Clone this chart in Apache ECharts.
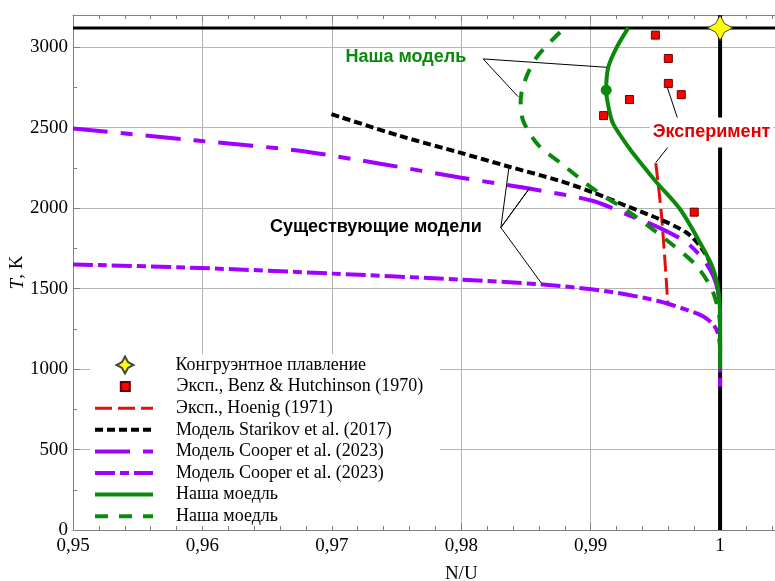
<!DOCTYPE html>
<html>
<head>
<meta charset="utf-8">
<script src="https://cdn.jsdelivr.net/npm/echarts@6/dist/echarts.min.js"></script>
<style>
  html, body { margin: 0; padding: 0; background: #fff; }
  #chart { width: 775px; height: 581px; }
</style>
</head>
<body>
<div id="chart"></div>
<script>
// ---- data: N/U ratio vs temperature T (K) ----
const congruentMelting = [[1.0, 3120]];
const benzHutchinson = [
  [0.995, 3075], [0.996, 2930], [0.996, 2775], [0.997, 2705],
  [0.993, 2675], [0.991, 2575], [0.998, 1975]
];
const hoenig = [[0.99503, 2280], [0.99548, 1950], [0.99596, 1410]];
const starikov = [
  [0.96997, 2584], [0.97525, 2449], [0.97989, 2345], [0.9835, 2262],
  [0.98763, 2169], [0.9902, 2097], [0.99278, 2013], [0.99536, 1930],
  [0.99742, 1847], [0.99845, 1764], [0.99923, 1661], [0.99974, 1536],
  [0.99995, 1432], [1.0, 1390]
];
const cooperDash = [
  [0.95, 2495], [0.95981, 2418], [0.9675, 2356], [0.97396, 2273],
  [0.97989, 2190], [0.98556, 2117], [0.9902, 2044], [0.99278, 1961],
  [0.99536, 1876], [0.99742, 1785], [0.99871, 1681], [0.99948, 1577],
  [0.99985, 1480], [1.0, 1360], [1.0, 1300]
];
const cooperDashDot = [
  [0.95, 1650], [0.95981, 1628], [0.9701, 1593], [0.97989, 1556],
  [0.98634, 1525], [0.9902, 1494], [0.99278, 1463], [0.99536, 1420],
  [0.99742, 1368], [0.99871, 1327], [0.99948, 1275], [0.99985, 1220],
  [1.0, 1120], [1.0, 890]
];
const oursSolid = [
  [0.99291, 3120], [0.99201, 2999], [0.99136, 2875], [0.9912, 2733],
  [0.99144, 2605], [0.99175, 2522], [0.99304, 2366], [0.99395, 2273],
  [0.9951, 2159], [0.99691, 1993], [0.99845, 1785], [0.99948, 1619],
  [0.99995, 1432], [1.0, 1245], [1.0, 1000]
];
const oursDashed = [
  [0.98763, 3093], [0.98582, 2937], [0.98492, 2792], [0.98459, 2667],
  [0.98479, 2542], [0.98595, 2392], [0.98763, 2283], [0.9904, 2108],
  [0.99304, 1972], [0.99613, 1785], [0.9982, 1639], [0.99948, 1473],
  [1.0, 1266], [1.0, 1050]
];
const oursMarker = [[0.9912, 2733]];
const meltingLine = [[0.95, 3120], [1.01, 3120]];
const stoichLine = [[1.0, 0], [1.0, 3200]];

// annotation captions and their leader lines
const captionTexts = ['Наша модель', 'Существующие модели', 'Эксперимент'];
const captionPoints = [[0.97572, 2939], [0.9734, 1880], [0.99934, 2470]];
const leaderPaths = [
  [[0.99124, 2875], [0.98169, 2927], [0.9844, 2692]],
  [[0.9837, 2262], [0.98306, 1879], [0.98525, 2121], [0.98306, 1879], [0.98621, 1532]],
  [[0.99588, 2760], [0.99678, 2542]],
  [[0.99626, 2408], [0.99503, 2283]]
];

const legendNames = [
  'Конгруэнтное плавление',
  'Эксп., Benz & Hutchinson (1970)',
  'Эксп., Hoenig (1971)',
  'Модель Starikov et al. (2017)',
  'Модель Cooper et al. (2023)',
  'Модель Cooper et al. (2023) ',
  'Наша моедль',
  'Наша моедль '
];

// ---- styles ----
const GREEN = '#0a8a0a';
const PURPLE = '#a000ff';
const RED = '#e00000';
const AXIS = '#808080';
const SERIF = '"Liberation Serif", "Times New Roman", serif';
const SANS = '"Liberation Sans", Arial, sans-serif';
const STAR = 'path://M0,-12 L4.2,-4.2 L12,0 L4.2,4.2 L0,12 L-4.2,4.2 L-12,0 L-4.2,-4.2 Z';
const SQUARE = 'path://M0,0 H10 V10 H0 Z';
const captionColors = [GREEN, '#000', RED];

const fmtX = v => String(+(+v).toFixed(2)).replace('.', ',');

function curve(name, data, color, width, dash, z) {
  return {
    type: 'line', name, data, smooth: 0.3, symbol: 'none',
    lineStyle: { color, width, type: dash, cap: 'butt' },
    itemStyle: { color }, z: z || 3, silent: true
  };
}

const series = [
  { type: 'line', data: meltingLine, symbol: 'none', lineStyle: { color: '#000', width: 3 }, z: 2, silent: true },
  { type: 'line', data: stoichLine, symbol: 'none', lineStyle: { color: '#000', width: 4 }, z: 2, silent: true },
  curve(legendNames[2], hoenig, '#e01010', 3, [17, 6]),
  curve(legendNames[3], starikov, '#000', 4, [8, 4]),
  curve(legendNames[4], cooperDash, PURPLE, 4, [35, 13, 12, 13]),
  curve(legendNames[5], cooperDashDot, PURPLE, 4, [20, 5, 9, 5]),
  curve(legendNames[7], oursDashed, GREEN, 4, [13, 11]),
  curve(legendNames[6], oursSolid, GREEN, 4, 'solid', 4),
  {
    type: 'scatter', data: oursMarker, symbol: 'circle', symbolSize: 11,
    itemStyle: { color: GREEN, opacity: 1 }, z: 5, silent: true
  },
  {
    type: 'scatter', name: legendNames[1], data: benzHutchinson, symbol: SQUARE, symbolSize: 8,
    itemStyle: { color: '#ff0000', borderColor: '#6a0000', borderWidth: 1, opacity: 1 }, z: 5, silent: true
  },
  {
    type: 'scatter', name: legendNames[0], data: congruentMelting, symbol: STAR, symbolSize: 25,
    itemStyle: { color: '#ffff00', borderColor: '#444', borderWidth: 1, opacity: 1 }, z: 6, silent: true
  }
];

leaderPaths.forEach(p => series.push({
  type: 'line', data: p, symbol: 'none', lineStyle: { color: '#000', width: 1 }, z: 5, silent: true
}));

series.push({
  type: 'scatter', symbolSize: 1, itemStyle: { color: 'rgba(0,0,0,0)', opacity: 1 }, z: 7, silent: true,
  data: captionTexts.map((t, i) => ({
    name: t, value: captionPoints[i],
    label: {
      color: captionColors[i],
      backgroundColor: i === 2 ? '#fff' : 'transparent',
      padding: i === 2 ? [6, 3] : 0
    }
  })),
  label: {
    show: true, position: 'inside', formatter: p => p.name, opacity: 1,
    fontFamily: SANS, fontWeight: 'bold', fontSize: 18
  }
});

const legendBase = {
  orient: 'vertical', padding: 0, itemGap: 0, itemWidth: 58,
  selectedMode: false, formatter: n => n.trim(),
  textStyle: { fontFamily: SERIF, fontSize: 18, color: '#000', lineHeight: 21.6, padding: [0, 0, 0, 18] },
  lineStyle: { width: 4 }
};

const option = {
  animation: false,
  backgroundColor: '#fff',
  grid: { left: 73, right: -74.5, top: 15, bottom: 51, containLabel: false, outerBoundsMode: 'none' },
  xAxis: [
    {
      type: 'value', position: 'bottom', min: 0.95, max: 1.01, interval: 0.01,
      name: 'N/U', nameLocation: 'middle', nameGap: 35, nameMoveOverlap: false,
      nameTextStyle: { fontFamily: SERIF, fontSize: 19, color: '#000' },
      axisLine: { onZero: false, lineStyle: { color: AXIS, width: 1 } },
      axisTick: { inside: true, length: 7, lineStyle: { color: AXIS } },
      minorTick: { show: true, splitNumber: 5, length: 4, lineStyle: { color: AXIS } },
      splitLine: { show: true, lineStyle: { color: '#b4b4b4', width: 1 } },
      axisLabel: { formatter: fmtX, fontFamily: SERIF, fontSize: 19, color: '#000', margin: 7, showMaxLabel: false }
    },
    {
      type: 'value', position: 'top', min: 0.95, max: 1.01, interval: 0.01,
      axisLine: { onZero: false, lineStyle: { color: AXIS, width: 1 } },
      axisTick: { inside: true, length: 7, lineStyle: { color: AXIS } },
      minorTick: { show: true, splitNumber: 5, length: 4, lineStyle: { color: AXIS } },
      splitLine: { show: false }, axisLabel: { show: false }
    }
  ],
  yAxis: [
    {
      type: 'value', position: 'left', min: 0, max: 3200, interval: 500,
      name: '{i|T}, K', nameLocation: 'middle', nameGap: 46, nameMoveOverlap: false,
      nameTextStyle: { fontFamily: SERIF, fontSize: 19, color: '#000', rich: { i: { fontFamily: SERIF, fontSize: 19, fontStyle: 'italic', color: '#000' } } },
      axisLine: { onZero: false, lineStyle: { color: AXIS, width: 1 } },
      axisTick: { inside: true, length: 7, lineStyle: { color: AXIS } },
      splitLine: { show: true, lineStyle: { color: '#b4b4b4', width: 1 } },
      axisLabel: { formatter: v => String(v), fontFamily: SERIF, fontSize: 19, color: '#000', margin: 5, showMaxLabel: false }
    },
    {
      type: 'value', position: 'left', min: 0, max: 3200, interval: 250,
      axisLine: { show: false },
      axisTick: { inside: true, length: 4, lineStyle: { color: AXIS } },
      splitLine: { show: false }, axisLabel: { show: false }
    }
  ],
  legend: [
    Object.assign({}, legendBase, {
      left: 115.5, top: 354.2, itemHeight: 17, data: [legendNames[0]],
      textStyle: Object.assign({}, legendBase.textStyle, { padding: [0, 0, 0, 16.5] })
    }),
    Object.assign({}, legendBase, {
      left: 119.8, top: 375.8, itemHeight: 9, data: [legendNames[1]],
      textStyle: Object.assign({}, legendBase.textStyle, { padding: [0, 0, 0, 17.2] })
    }),
    Object.assign({}, legendBase, {
      left: 93, top: 397.4, itemHeight: 12, itemStyle: { opacity: 0 },
      data: [
        { name: legendNames[2], lineStyle: { width: 3 } },
        legendNames[3], legendNames[4], legendNames[5], legendNames[6], legendNames[7]
      ]
    })
  ],
  graphic: [{
    type: 'rect', z: 1, silent: true,
    shape: { x: 90, y: 354, width: 350, height: 172 },
    style: { fill: '#fff' }
  }],
  series
};

const chart = echarts.init(document.getElementById('chart'), null, { renderer: 'canvas' });
chart.setOption(option);
</script>
</body>
</html>
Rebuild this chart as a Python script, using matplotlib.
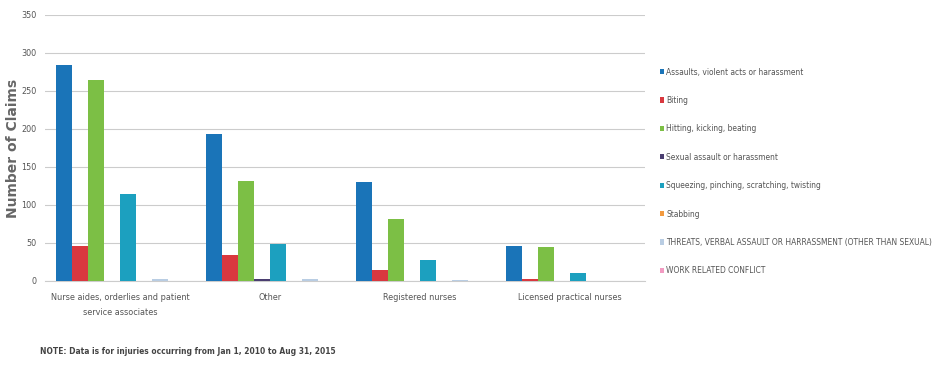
import matplotlib
matplotlib.use("Agg")
import matplotlib.pyplot as plt
import numpy as np

categories = ["Nurse aides, orderlies and patient\nservice associates", "Other",
              "Registered nurses", "Licensed practical nurses"]
series_names = ["Assaults, violent acts or harassment", "Biting", "Hitting, kicking, beating",
                "Sexual assault or harassment", "Squeezing, pinching, scratching, twisting",
                "Stabbing", "THREATS, VERBAL ASSAULT OR HARRASSMENT (OTHER THAN SEXUAL)",
                "WORK RELATED CONFLICT"]
assaults = [284, 193, 130, 46]
biting = [46, 34, 14, 3]
hitting = [265, 132, 81, 45]
sexual = [0, 3, 0, 0]
squeezing = [115, 49, 28, 10]
stabbing = [0, 0, 0, 0]
threats = [3, 2, 1, 0]
work_conflict = [0, 0, 0, 0]
series_values = [assaults, biting, hitting, sexual, squeezing, stabbing, threats, work_conflict]
colors = ["#1a74b8", "#d9383f", "#7cbf45", "#4a3e70", "#1ca0bf", "#f29a3f", "#b9cde3", "#f29bc2"]

plt.rcParams['font.family'] = ["DejaVu Sans"]
plt.rcParams['font.stretch'] = 'condensed'

fig = plt.figure(figsize=(9.43, 3.7), dpi=100)
ax = fig.add_axes([45/943, 1-281/370, 600/943, 266/370])

x = np.arange(len(categories))
w = 16/150
n = len(series_values)
for i, (vals, c, name) in enumerate(zip(series_values, colors, series_names)):
    off = (i - (n-1)/2) * w
    ax.bar(x + off, vals, width=w, color=c, label=name, zorder=3)

ax.set_xlim(-0.5, 3.5)
ax.set_ylim(0, 350)
ax.set_yticks(range(0, 351, 50))
ax.grid(axis='y', color='#cccccc', linewidth=0.8, zorder=0)
for s in ['top', 'right', 'left']:
    ax.spines[s].set_visible(False)
ax.spines['bottom'].set_color('#cccccc')
ax.tick_params(axis='both', length=0, labelsize=6.5, colors='#555555')
ax.set_xticks(x)
ax.set_xticklabels(categories, fontsize=6.5, color='#555555', linespacing=1.8)
ax.tick_params(axis='x', pad=9)
ax.tick_params(axis='y', pad=6)
ax.set_ylabel("Number of Claims", fontsize=10, fontweight='bold', color='#666666',
              fontstretch='normal', labelpad=1)

leg = fig.legend(loc='upper left', bbox_to_anchor=(652/943, 1-60/370), frameon=False,
                 fontsize=6, handlelength=0.5, handleheight=0.6, handletextpad=0.3,
                 labelspacing=2.33, labelcolor='#555555')

fig.text(40/943, 1-352/370, "NOTE: Data is for injuries occurring from Jan 1, 2010 to Aug 31, 2015",
         fontsize=6, fontweight='bold', color='#444444', va='center')

fig.savefig("out.png", dpi=100)
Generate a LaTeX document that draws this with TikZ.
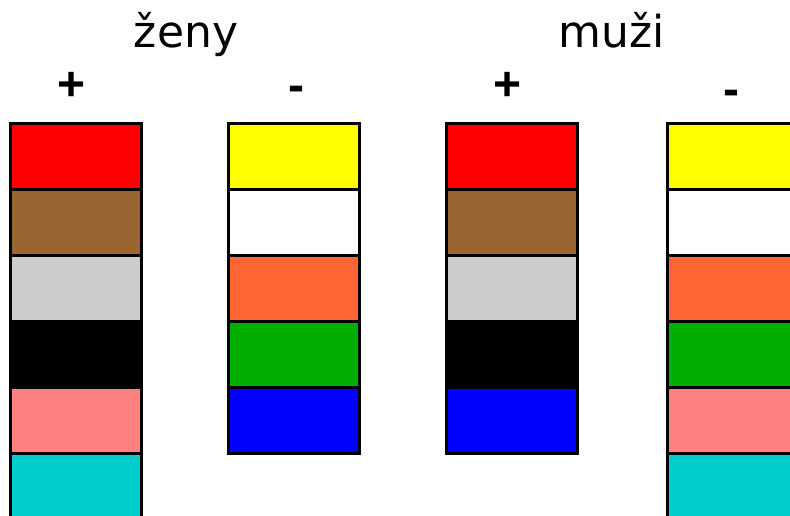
\documentclass[tikz,border=0pt]{standalone}
\usepackage{fontspec}
\setmainfont{DejaVu Sans}
\newfontfamily\signfont{Liberation Sans}
\definecolor{cred}{HTML}{FF0000}
\definecolor{cbrown}{HTML}{996633}
\definecolor{cgray}{HTML}{CCCCCC}
\definecolor{cblack}{HTML}{000000}
\definecolor{cpink}{HTML}{FF8080}
\definecolor{ccyan}{HTML}{00CCCC}
\definecolor{cyellow}{HTML}{FFFF00}
\definecolor{cwhite}{HTML}{FFFFFF}
\definecolor{corange}{HTML}{FF6633}
\definecolor{cgreen}{HTML}{00AE00}
\definecolor{cblue}{HTML}{0000FF}
\tikzset{
  cell/.style={draw=black, line width=3pt, rectangle, inner sep=0pt, outer sep=0pt,
    minimum width=131pt, minimum height=66pt},
  title/.style={font=\fontsize{44}{50}\selectfont, anchor=base, inner sep=0pt},
  sign/.style={font=\signfont\bfseries\fontsize{48}{54}\selectfont, anchor=base, inner sep=0pt}
}
\begin{document}
\begin{tikzpicture}[x=1pt,y=-1pt]
\useasboundingbox (0,0) rectangle (790,515);
\fill[white] (0,0) rectangle (790,515);
\clip (0,0) rectangle (790,515);
\node[title] (zeny) at (186,47) {ženy};
\node[title] (muzi) at (611.5,47) {muži};
\node[sign] (p1) at (72,100.5) {+};
\node[sign] (m1) at (296,101.5) {-};
\node[sign] (p2) at (507.5,100.5) {+};
\node[sign] (m2) at (731.5,105.5) {-};
% column 1: zeny +
\node[cell, fill=cred]   (a1) at (76,156.5) {};
\node[cell, fill=cbrown] (a2) at (76,222.5) {};
\node[cell, fill=cgray]  (a3) at (76,288.5) {};
\node[cell, fill=cblack] (a4) at (76,354.5) {};
\node[cell, fill=cpink]  (a5) at (76,420.5) {};
\node[cell, fill=ccyan]  (a6) at (76,486.5) {};
% column 2: zeny -
\node[cell, fill=cyellow] (b1) at (294,156.5) {};
\node[cell, fill=cwhite]  (b2) at (294,222.5) {};
\node[cell, fill=corange] (b3) at (294,288.5) {};
\node[cell, fill=cgreen]  (b4) at (294,354.5) {};
\node[cell, fill=cblue]   (b5) at (294,420.5) {};
% column 3: muzi +
\node[cell, fill=cred]   (c1) at (512,156.5) {};
\node[cell, fill=cbrown] (c2) at (512,222.5) {};
\node[cell, fill=cgray]  (c3) at (512,288.5) {};
\node[cell, fill=cblack] (c4) at (512,354.5) {};
\node[cell, fill=cblue]  (c5) at (512,420.5) {};
% column 4: muzi -
\node[cell, fill=cyellow] (d1) at (733,156.5) {};
\node[cell, fill=cwhite]  (d2) at (733,222.5) {};
\node[cell, fill=corange] (d3) at (733,288.5) {};
\node[cell, fill=cgreen]  (d4) at (733,354.5) {};
\node[cell, fill=cpink]   (d5) at (733,420.5) {};
\node[cell, fill=ccyan]   (d6) at (733,486.5) {};
\end{tikzpicture}
\end{document}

▶ [EXERCISE DESCRIPTION]:
Scan the listing above and copy all lines containing the word "this".

▶ [EXERCISE RESULT]:
Clone this chart in Apache ECharts.
Rebuild this chart as a Python script, using matplotlib.
Generate a LaTeX document that draws this with TikZ.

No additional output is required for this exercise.